Antico come il tempo antico in cui nacque, il Cha no yu è rito tramandato nei secoli: filosofia di vita versata in una tazza da bersi per coglierne l’essenza, spirito da respirare in ogni gesto sospirato, codifica di stili e forme per dare senso ai sensi, la cerimonia del tè in Giappone è arte.
Arte importata con il Buddismo dalla Cina intorno al VI secolo: bevanda di monaci, nata secondo leggenda dalle ciglia tagliate da un monaco, consumata nei monasteri durante le cerimonie religiose e poi diffusa tra l’aristocrazia come momento d’incontro e da lì al resto della popolazione popolana.

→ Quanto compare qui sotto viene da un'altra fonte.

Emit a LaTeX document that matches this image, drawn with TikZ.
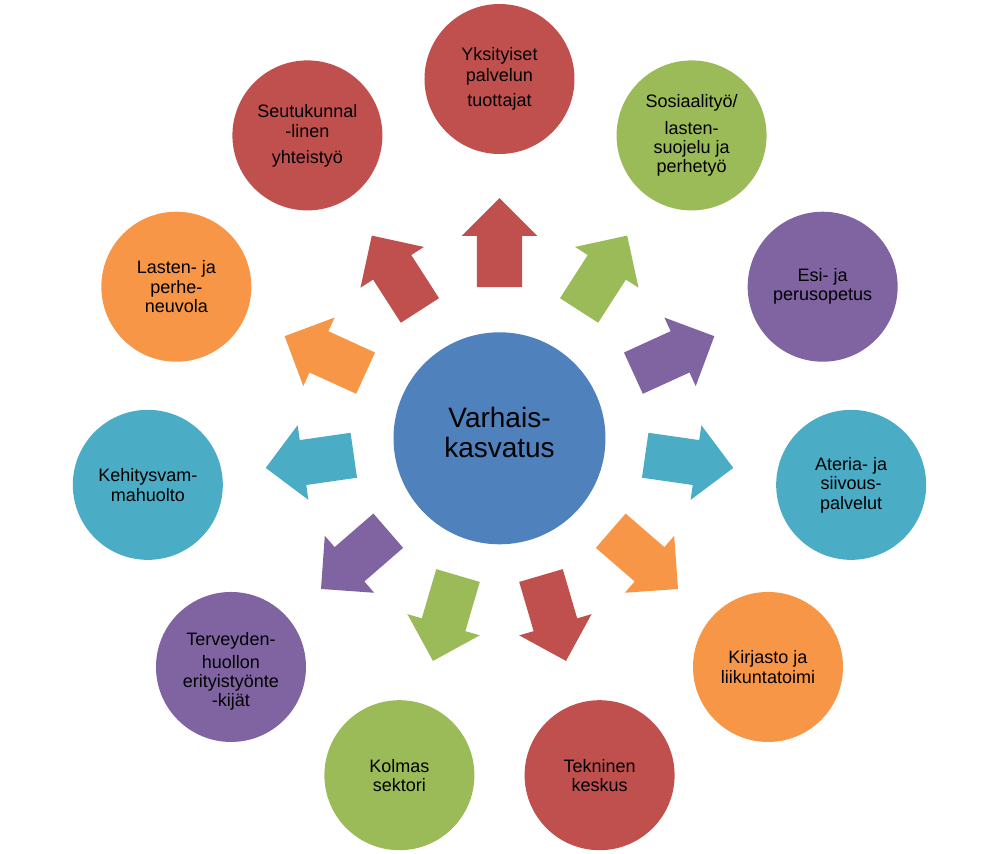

Fra il XIV e XV secolo iniziò a essere bevuta dalla emergente classe mercantile come segno distintivo, e dopo anche dai samurai: furono loro a fare della cerimonia del tè un elemento importante della Via, il codice di condotta che regolava la vita degli invincibili guerrieri giapponesi.

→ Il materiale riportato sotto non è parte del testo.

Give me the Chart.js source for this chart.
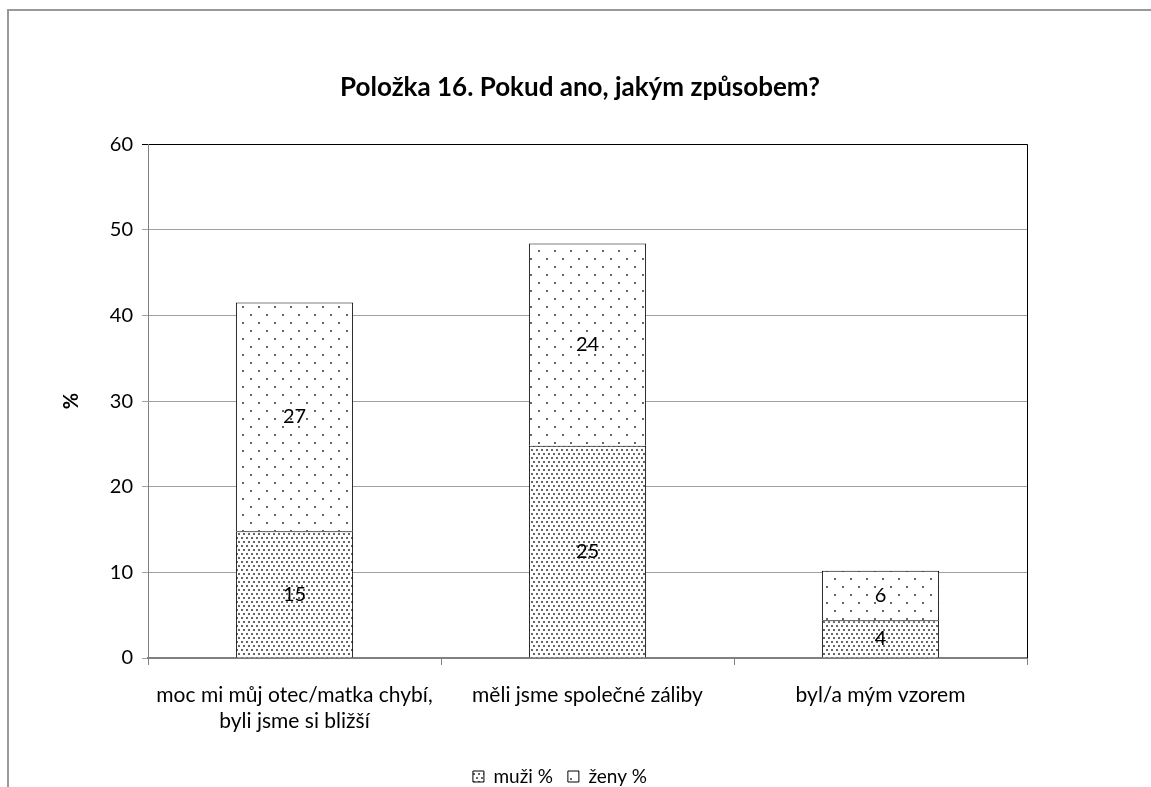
<!DOCTYPE html>
<html>
<head>
<meta charset="utf-8">
<script src="https://cdn.jsdelivr.net/npm/chart.js@4.4.0/dist/chart.umd.min.js"></script>
<style>
  html, body { margin: 0; padding: 0; background: #fff; }
  #wrap { width: 1151px; height: 787px; }
</style>
</head>
<body>
<div id="wrap"><canvas id="theChart" width="1151" height="787"></canvas></div>
<script>
// data
var categories = [
    ['moc mi můj otec/matka chybí,', 'byli jsme si bližší'],
    'měli jsme společné záliby',
    'byl/a mým vzorem'
];
var muzi = [14.8, 24.8, 4.4];
var zeny = [26.7, 23.6, 5.8];
var yTicks = [0, 10, 20, 30, 40, 50, 60];

var FONT = 'Lato, "Liberation Sans", sans-serif';

function dotPattern(w, h, pts, color) {
    var c = document.createElement('canvas');
    c.width = w;
    c.height = h;
    var g = c.getContext('2d');
    g.fillStyle = '#fff';
    g.fillRect(0, 0, w, h);
    g.fillStyle = color;
    pts.forEach(function (p) { g.fillRect(p[0], p[1], 2, 2); });
    return document.getElementById('theChart').getContext('2d').createPattern(c, 'repeat');
}

var densePat = dotPattern(10, 8, [[1, 1], [6, 1], [3, 5], [8, 5]], '#666');
var sparsePat = dotPattern(16, 16, [[2, 2], [10, 10]], '#666');

// rounded values drawn in the middle of each segment
var segmentLabels = {
    id: 'segmentLabels',
    afterDatasetsDraw: function (chart) {
        var ctx = chart.ctx;
        ctx.save();
        ctx.font = '20px ' + FONT;
        ctx.fillStyle = '#000';
        ctx.textAlign = 'center';
        ctx.textBaseline = 'middle';
        chart.data.datasets.forEach(function (ds, i) {
            chart.getDatasetMeta(i).data.forEach(function (bar, j) {
                var p = bar.getProps(['x', 'y', 'base'], true);
                ctx.fillText(String(Math.round(ds.data[j])), p.x, (p.y + p.base) / 2);
            });
        });
        ctx.restore();
    }
};

// outer frame, right edge of plot area, legend nudge
var frame = {
    id: 'frame',
    afterLayout: function (chart) {
        var lg = chart.legend;
        lg.left -= 20;
        lg.right -= 20;
        lg.top += 17;
        lg.bottom += 17;
    },
    beforeDraw: function (chart) {
        var ctx = chart.ctx;
        ctx.save();
        ctx.fillStyle = '#fff';
        ctx.fillRect(0, 0, chart.width, chart.height);
        ctx.strokeStyle = '#999';
        ctx.lineWidth = 2;
        ctx.beginPath();
        ctx.moveTo(8, chart.height);
        ctx.lineTo(8, 10);
        ctx.lineTo(chart.width, 10);
        ctx.stroke();
        ctx.restore();
    },
    afterDraw: function (chart) {
        var a = chart.chartArea;
        var ctx = chart.ctx;
        ctx.save();
        ctx.strokeStyle = '#000';
        ctx.lineWidth = 1;
        ctx.beginPath();
        ctx.moveTo(Math.round(a.right) + 0.5, a.top);
        ctx.lineTo(Math.round(a.right) + 0.5, a.bottom);
        ctx.stroke();
        ctx.restore();
    }
};

var ctx = document.getElementById('theChart').getContext('2d');
var chart = new Chart(ctx, {
    type: 'bar',
    data: {
        labels: categories,
        datasets: [
            { label: 'muži %', data: muzi, backgroundColor: densePat, borderColor: '#000', borderWidth: 1 },
            { label: 'ženy %', data: zeny, backgroundColor: sparsePat, borderColor: '#000', borderWidth: 1 }
        ]
    },
    options: {
        responsive: false,
        animation: false,
        layout: { padding: { left: 20, right: 11, top: 0, bottom: 8 } },
        datasets: { bar: { categoryPercentage: 1, barPercentage: 0.4 } },
        plugins: {
            title: {
                display: true,
                text: 'Položka 16. Pokud ano, jakým způsobem?',
                color: '#000',
                font: { family: FONT, size: 26, weight: 'bold', lineHeight: 1.2 },
                padding: { top: 72, bottom: 41 }
            },
            legend: {
                position: 'bottom',
                labels: {
                    color: '#000',
                    font: { family: FONT, size: 19 },
                    boxWidth: 11,
                    boxHeight: 11,
                    padding: 15
                }
            },
            tooltip: { enabled: false }
        },
        scales: {
            x: {
                stacked: true,
                grid: { offset: true, drawOnChartArea: false, tickLength: 7, color: '#808080' },
                border: { color: '#808080', width: 2 },
                ticks: {
                    color: '#000',
                    font: { family: FONT, size: 21, lineHeight: 1.2 },
                    maxRotation: 0,
                    autoSkip: false,
                    padding: 18
                },
                afterFit: function (s) { s.height = 77; }
            },
            y: {
                stacked: true,
                min: 0,
                max: 60,
                afterBuildTicks: function (s) { s.ticks = yTicks.map(function (v) { return { value: v }; }); },
                grid: {
                    tickLength: 6,
                    color: function (c) { return c.tick && c.tick.value === 60 ? '#000' : '#a0a0a0'; }
                },
                border: { color: '#808080', width: 1 },
                ticks: { color: '#000', font: { family: FONT, size: 20 }, padding: 9 },
                title: {
                    display: true,
                    text: '%',
                    color: '#000',
                    font: { family: FONT, size: 20, weight: 'bold' },
                    padding: { top: 40, bottom: 0 }
                },
                afterFit: function (s) { s.width = 128; }
            },
            // empty right-hand strip so the plot ends where the original does
            yRight: {
                position: 'right',
                grid: { display: false },
                border: { display: false },
                ticks: { display: false },
                afterFit: function (s) { s.width = 113; }
            }
        }
    },
    plugins: [frame, segmentLabels]
});
</script>
</body>
</html>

Ma fu Murata Shukō a trasformare il Cha no yu da un semplice incontro fra amici in un momento intimo tra il padrone di casa e i suoi pochi ospiti da celebrare in una piccola stanza. Basandosi sul Buddismo Zen, il ritrovo divenne purificazione dello spirito in relazione con la natura.

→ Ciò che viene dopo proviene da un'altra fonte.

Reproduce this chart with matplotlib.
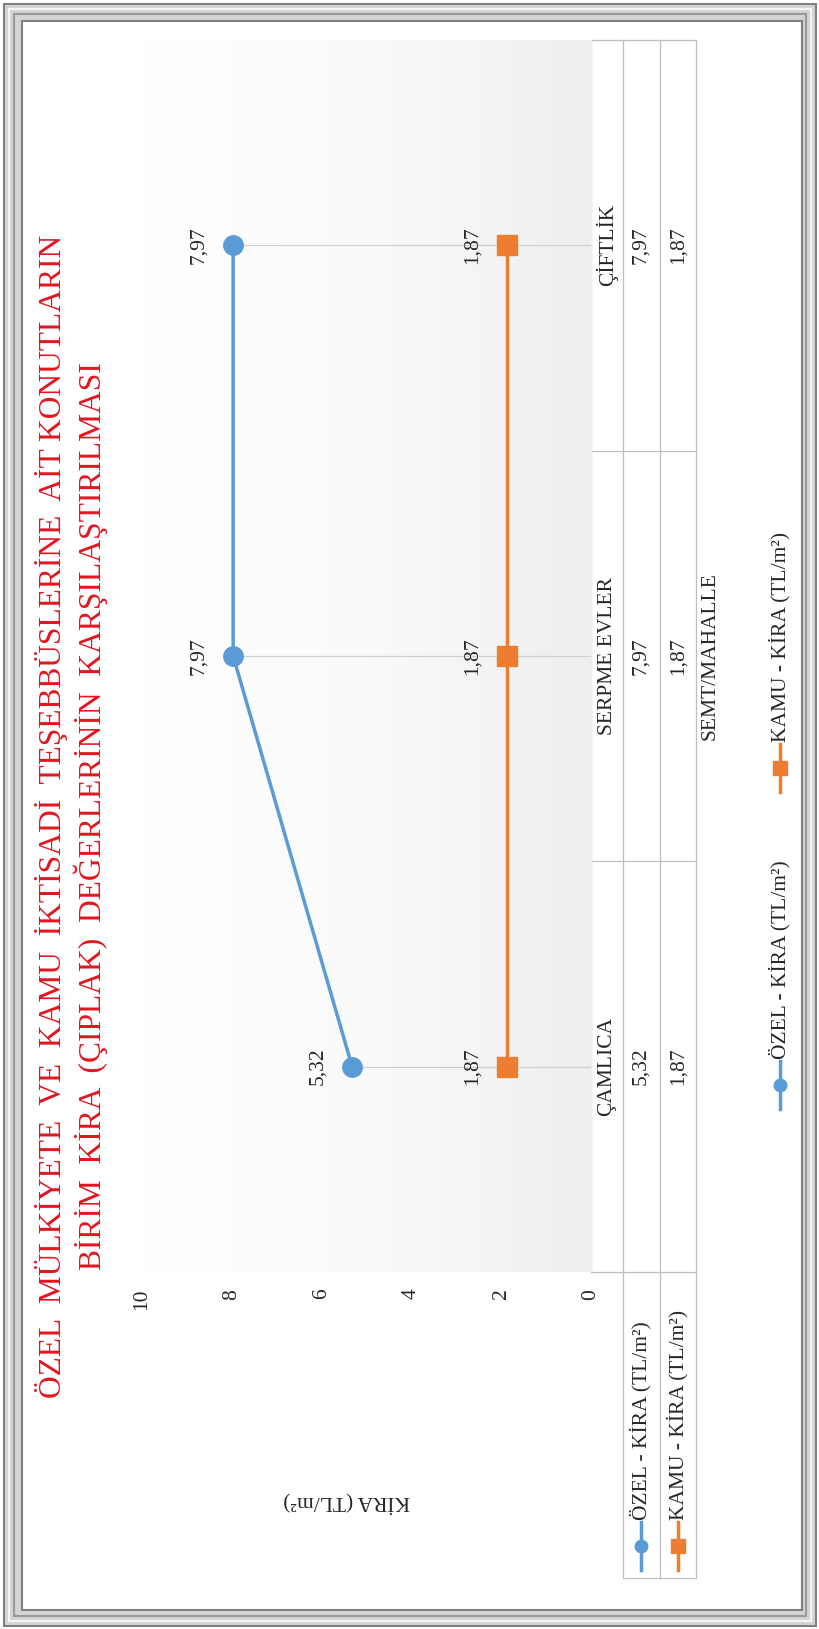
import matplotlib
matplotlib.use('Agg')
import matplotlib.pyplot as plt
import numpy as np
from matplotlib.patches import Rectangle
from matplotlib.colors import LinearSegmentedColormap
from matplotlib.transforms import blended_transform_factory

# ---------------- DATA ----------------
categories = ["ÇAMLICA", "SERPME EVLER", "ÇİFTLİK"]
ozel_kira = [5.32, 7.97, 7.97]
kamu_kira = [1.87, 1.87, 1.87]
series_names = ["ÖZEL - KİRA (TL/m²)", "KAMU - KİRA (TL/m²)"]
value_ticks = [0, 2, 4, 6, 8, 10]
title_lines = ["ÖZEL  MÜLKİYETE  VE  KAMU  İKTİSADİ  TEŞEBBÜSLERİNE  AİT KONUTLARIN",
               "BİRİM  KİRA  (ÇIPLAK)  DEĞERLERİNİN  KARŞILAŞTIRILMASI"]
value_axis_title = "KİRA (TL/m²)"
category_axis_title = "SEMT/MAHALLE"

# ---------------- STYLE ----------------
plt.rcParams['font.family'] = ['Liberation Serif', 'DejaVu Serif']
BLUE = '#5B9BD5'
ORANGE = '#ED7D31'
RED = '#E3151F'
GRID = '#D0D0D0'
TXT = '#262626'
FS = 15.5


def fmt(v):
    return f"{v:.2f}".replace('.', ',')


W, H = 819, 1629
fig = plt.figure(figsize=(W / 100, H / 100), dpi=100)

# overlay in pixel coordinates (frame, titles, table, legend)
ov = fig.add_axes([0, 0, 1, 1], zorder=0)
ov.set_xlim(0, W)
ov.set_ylim(H, 0)
ov.axis('off')

# double frame
ov.add_patch(Rectangle((4, 4), 812, 1622, facecolor='#D4D4D4', edgecolor='#808080', lw=1.5))
ov.add_patch(Rectangle((9, 9), 802, 1612, fill=False, edgecolor='#F4F4F4', lw=1.5))
ov.add_patch(Rectangle((14, 14), 792, 1602, fill=False, edgecolor='#9A9A9A', lw=1.5))
ov.add_patch(Rectangle((22, 21), 780, 1589, facecolor='white', edgecolor='#808080', lw=1.5))

# plot area: value axis runs right (0) -> left (10), categories bottom -> top
left, right, top, bottom = 142, 591, 40, 1272
ax = fig.add_axes([left / W, 1 - bottom / H, (right - left) / W, (bottom - top) / H], zorder=1)
ax.patch.set_alpha(0)

grad = LinearSegmentedColormap.from_list('g', ['#FFFFFF', '#FAFAFA', '#EEEEEE'])
ax.imshow(np.linspace(0, 1, 256)[None, :], extent=(10, 0, -0.5, 2.5),
          aspect='auto', cmap=grad, zorder=0)

ypos = np.arange(len(categories))

# drop lines
for i in ypos:
    ax.plot([max(ozel_kira[i], kamu_kira[i]), 0], [i, i], color=GRID, lw=0.9, zorder=1)

ax.plot(ozel_kira, ypos, color=BLUE, lw=2.5, marker='o', ms=14, zorder=3)
ax.plot(kamu_kira, ypos, color=ORANGE, lw=2.5, marker='s', ms=14.5, zorder=3)

for i in ypos:
    for v in (ozel_kira[i], kamu_kira[i]):
        ax.annotate(fmt(v), (v, i), xytext=(-25, 0), textcoords='offset points',
                    rotation=90, ha='center', va='center', fontsize=FS, color=TXT)

ax.set_xlim(10, 0)
ax.set_ylim(-0.5, 2.5)
ax.set_xticks(value_ticks)
ax.set_xticklabels([str(t) for t in value_ticks], rotation=90, fontsize=FS, color=TXT)
ax.tick_params(axis='x', length=0, pad=12)
ax.set_yticks([])
for s in ax.spines.values():
    s.set_visible(False)

# axis titles
ov.text(347, 1502, value_axis_title, rotation=180, ha='center', va='center',
        fontsize=FS, color=TXT)
bt_axes = blended_transform_factory(ov.transData, ax.transAxes)
ov.text(710, 0.5, category_axis_title, transform=bt_axes, rotation=90,
        ha='center', va='center', fontsize=FS, color=TXT)

# title
ov.text(52, 816, title_lines[0], rotation=90, ha='center', va='center',
        fontsize=22.7, color=RED)
ov.text(91, 816, title_lines[1], rotation=90, ha='center', va='center',
        fontsize=22.7, color=RED)

# ---------------- DATA TABLE ----------------
bt = blended_transform_factory(ov.transData, ax.transData)
tcol = '#BFBFBF'
row_x = [591, 623, 660, 696]
for x in row_x:
    ov.plot([x, x], [-0.5, 2.5], color=tcol, lw=0.9, transform=bt)
for b in np.arange(len(categories) + 1) - 0.5:
    ov.plot([591, 696], [b, b], color=tcol, lw=0.9, transform=bt)
# row header box
for x in row_x[1:]:
    ov.plot([x, x], [bottom, 1578], color=tcol, lw=0.9)
ov.plot([623, 696], [1578, 1578], color=tcol, lw=0.9)

for i, cat in enumerate(categories):
    ov.text(607, i, cat, transform=bt, rotation=90, ha='center', va='center',
            fontsize=FS, color=TXT)
    ov.text(641, i, fmt(ozel_kira[i]), transform=bt, rotation=90, ha='center',
            va='center', fontsize=FS, color=TXT)
    ov.text(678, i, fmt(kamu_kira[i]), transform=bt, rotation=90, ha='center',
            va='center', fontsize=FS, color=TXT)


def key(x, yc, color, marker, ms):
    ov.plot([x, x], [yc - 24, yc + 24], color=color, lw=2.5)
    ov.plot([x], [yc], color=color, marker=marker, ms=ms)


for x, name, color, marker, ms in zip([641, 678], series_names, [BLUE, ORANGE],
                                      ['o', 's'], [9, 10]):
    key(x, 1546, color, marker, ms)
    ov.text(x, 1520, name, rotation=90, rotation_mode='anchor', ha='left',
            va='center', fontsize=FS, color=TXT)

# ---------------- LEGEND ----------------
for yc, name, color, marker, ms in zip([1085, 768], series_names, [BLUE, ORANGE],
                                       ['o', 's'], [9, 10]):
    key(780, yc, color, marker, ms)
    ov.text(780, yc - 26, name, rotation=90, rotation_mode='anchor', ha='left',
            va='center', fontsize=FS, color=TXT)

plt.savefig("out.png", dpi=100)
plt.close()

A innalzare la cerimonia del tè a evento artistico fu invece Sen no Rikyū. Nato nel 1522 nella prefettura di Ōsaka, sin da giovane mostrò amore e passione per questa disciplina che portò alla sua massima espressione codificandola: serenità e sintonia, silenzio e quiete interiore, armonia e natura. I riti di ieri sono osservati ancora oggi.
Il rituale del Cha no yu avviene nella cha shitsu, la cosiddetta stanza del tè: può essere sia dentro l’abitazione sia in una zona separata dalla casa o, addirittura, in un padiglione (la suki ya), che si trova nei giardini. La stanza, come luogo cerimoniale, fu creata dai maestri Zen intorno al XV secolo.
La semplicità del luogo ben si confa col momento di meditazione che la cerimonia del tè rappresenta. Il legno e le paglia sono esempi di purezza e raffinatezza che hanno fatto la storia dell’architettura. L’apparente vuoto è ideale rappresentazione Zen dove il pensiero è libero di contemplare l’assenza e di amarla.
Il silenzio è sublimazione del luogo in cui gli ospiti si dispongono sul bambù intrecciato, il tatami, vicino al padrone di casa a seconda della loro importanza. Gesti fissi e lentissimi, quasi estenuanti agli occhi occidentali, scandiscono il tempo indefinito del Cha no yu. Poi la bevanda viene preparata per gli astanti.
Il testsubin è la teiera utilizzata per dare vita alla cerimonia del tè: questo bollitore dalla sofisticata lavorazione veniva utilizzato soprattutto nelle occasioni all’aperto. Da impugnarsi sempre e solo con la mano destra come vuole il protocollo, non ha decorazioni sgargianti in accordo alla disciplina Zen. Solo foglie, fiori, bambù o animali stilizzati.
Nei secoli il tè è così divenuto per il Giappone un valore sociale, oltre che gastronomico: la sua coltivazione è maggiore nella zona centro-occidentale del Paese. È da lì che deriva il matcha, la qualità verde polverizzata che mescolata all’acqua calda con il chasen, il frullino di bambù, viene usata durante lo Cha no yu. Rito antico di una nazione ultramoderna.